Gilles Surpenant and Luc Leclerc, two retired Montreal officials, have admitted to accepting all sorts of kickbacks and gifts in exchange for helping to fix contracts.
Vezina is still working for the city, although he is under suspension. He said he only learned of the kickbacks while hearing the two men testify in front of Quebec's inquiry over the past few weeks.
On Monday, Vezina admitted that he had a chummy relationship with Mafia-linked contractors — having attended a birthday party for construction mogul Frank Catania and the marriage of a daughter of construction boss Nicolo Milioto, where he gave a $300 present.
He said receiving the gifts didn't influence his decisions.
Vezina, who was Leclerc's superior, was in charge of assigning Leclerc to different project.
A commission counsel asked why Leclerc was often assigned to work with certain companies, like that of Milioto — a construction boss who has been described by the inquiry as an intermediary with the Mafia and a municipal party.
But Leclerc's boss brushed off any notion of impropriety.
He justified the high number of projects given to Leclerc, saying the engineer was fast and efficient.
Vezina was suspended by the city after his name came up in testimony during the corruption inquiry. The Charbonneau commission has spent the past several weeks exposing cozy ties between the Italian Mafia, construction companies, and corrupt municipal officials.
The mayors of two of the province's biggest cities quit last week.
Allegations that Gerald Tremblay turned a blind eye to illicit financing of his municipal party prompted the Montreal mayor to resign. Tremblay denied that accusation, but said he was quitting for the good of the city.
Gilles Vaillancourt, mayor of Laval for 23 years, quit under a cloud of suspicion.
A former construction boss, Lino Zambito, testified that Vaillancourt received a kickback on contracts handed out in Laval. Vaillancourt denied those allegations and others aimed at him previously that he offered bribes to people involved in provincial politics.
That has prompted the provincial government to step in.
Vaillancourt's party was so dominant that no opposition members were elected to city council, prompting concern about oversight of the municipal administration.
In Quebec City, Municipal Affairs Minister Sylvain Gaudreault announced Tuesday that an auditor would be assigned to oversee contracts handed out in Laval.
The auditor would look at all contracts handed out by the city, including those for planning and real-estate transactions.
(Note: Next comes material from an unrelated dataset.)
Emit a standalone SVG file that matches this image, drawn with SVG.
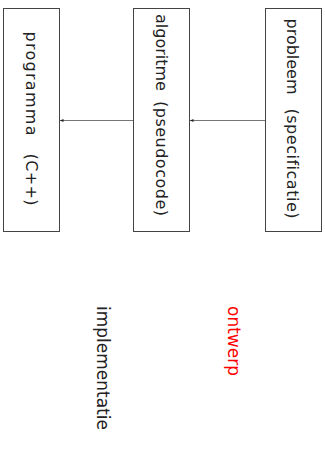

The person, who has not been named, would report back to Gaudreault periodically over the next year.
"The confidence of Laval residents has been badly shaken in recent months," Gaudreault said in a statement. "I want to take action to revive confidence ... I want to know what happens in Laval."
That announcement has prompted a standoff with the pro-Vaillancourt city administration.
The city's executive committee chairman announced Tuesday that no interim mayor will be named until the province explains its decision to appoint an auditor.
In Montreal, an interim mayor will be chosen by secret ballot by city councillors on Friday. Montreal has two opposition parties and a handful of councillors who sit as independents.
Province-wide municipal elections are to be held in November 2013.